Since I believe that it would not be wise to increase the size of the Senate to reflect the population of the states (like the allocation of seats in the U.S. House of Representatives) and that each state should continue to have two Senators in a bicameral upper house, I suggest for discussion that there be weighted voting in the Senate. Each Senator from Wyoming (the least populous state in 2010 with 564,000) would have 1 vote, for example, but each Senator from California (the most populous state in 2010 with 37,254,000) would have 66 votes (37254/564 = 66.05). This approach would produce a total Senate vote of 1,094 (total U.S. population in 2010 of 308,746,000 divided by 564,000 (population of Wyoming) = 547 x 2 = 1094). The weightings would be changed every 10 years with the new census population figures.

As I suggested in a 1996 virtual constitutional convention, I would also change the term of office of members of the House of Representatives from two years to four years to coincide with the presidential election.
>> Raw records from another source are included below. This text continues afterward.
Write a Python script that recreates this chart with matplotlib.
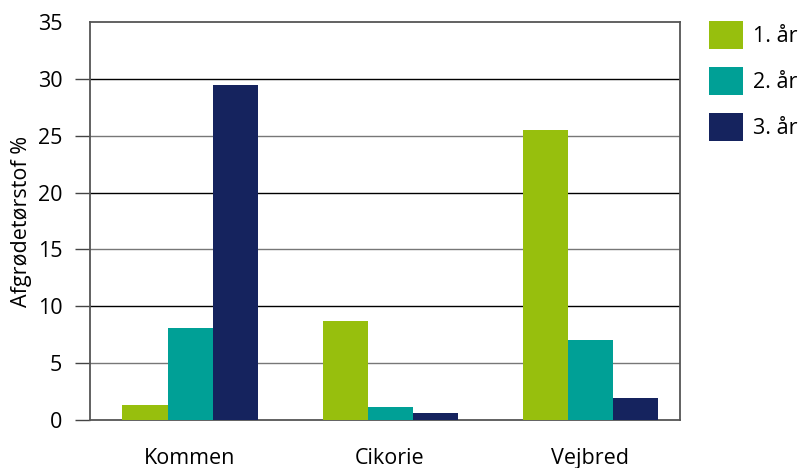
import matplotlib
matplotlib.use("Agg")
import matplotlib.pyplot as plt
import numpy as np

plt.rcParams["font.family"] = ["Open Sans", "DejaVu Sans"]

categories = ["Kommen", "Cikorie", "Vejbred"]
series_names = ["1. år", "2. år", "3. år"]
aar1 = [1.3, 8.7, 25.5]
aar2 = [8.1, 1.15, 7.0]
aar3 = [29.5, 0.6, 1.9]
colors = ["#97bf0d", "#00a096", "#15235e"]
yticks = [0, 5, 10, 15, 20, 25, 30, 35]

fig = plt.figure(figsize=(8.01, 4.68), dpi=100)
ax = fig.add_axes([90 / 801, 48 / 468, 590 / 801, 398 / 468])

x = np.arange(len(categories))
w = 0.225
for i, (vals, name) in enumerate(zip([aar1, aar2, aar3], series_names)):
    ax.bar(x + (i - 1) * w, vals, width=w, color=colors[i], label=name, zorder=3)

# gridlines, alternating black / grey
for v in yticks[1:-1]:
    c = "black" if v % 10 == 0 else "#777777"
    ax.axhline(v, color=c, lw=1.0, zorder=1)

ax.set_xlim(-0.5, 2.45)
ax.set_ylim(0, 35)
ax.set_yticks(yticks)
ax.set_xticks(x)
ax.set_xticklabels(categories, fontsize=15.5)
ax.tick_params(axis="x", length=0, pad=20)
ax.tick_params(axis="y", length=11, width=1.0, color="#444444", labelsize=15.5, pad=9)
# no tick mark at the top value, ticks take the gridline colour
ylines = ax.yaxis.get_ticklines()
for k, v in enumerate(yticks):
    ylines[2 * k].set_color("black" if v % 10 == 0 else "#777777")
ylines[2 * (len(yticks) - 1)].set_visible(False)
for s in ax.spines.values():
    s.set_color("#555555")
    s.set_linewidth(1.3)
ax.set_ylabel("Afgrødetørstof %", fontsize=15.5, labelpad=4)

ax.legend(loc="upper left", bbox_to_anchor=(709 / 801, 1 - 21 / 468),
          bbox_transform=fig.transFigure, frameon=False, fontsize=15.5,
          handlelength=1.6, handleheight=1.6, handletextpad=0.45,
          borderpad=0, borderaxespad=0, labelspacing=0.85)

fig.savefig("out.png", dpi=100)
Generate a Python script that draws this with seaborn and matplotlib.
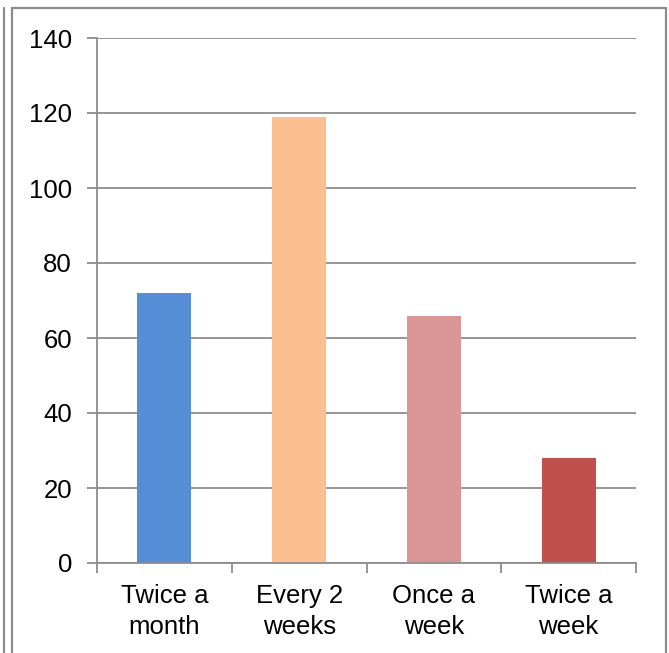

This should result in less divided and stalemated government.

I also recommend that we have direct election of the U.S. President by the national popular vote and abolish the electoral college. This would eliminate the possibility of a repeat of the outrageous Bush v. Gore decision of the U.S. Supreme Court in 2000.

This new constitutional framework would permit the national legislature to enact laws regulating guns and political contributions, now virtually forbidden by the Supreme Court’s interpretations of the existing Constitution.

The process of amending our current Constitution is appropriately difficult. Probably a new constitutional convention would be the most appropriate way to make the kind of changes I think should be considered and adopted. I despair, however, when I speculate of how such a convention could be held today.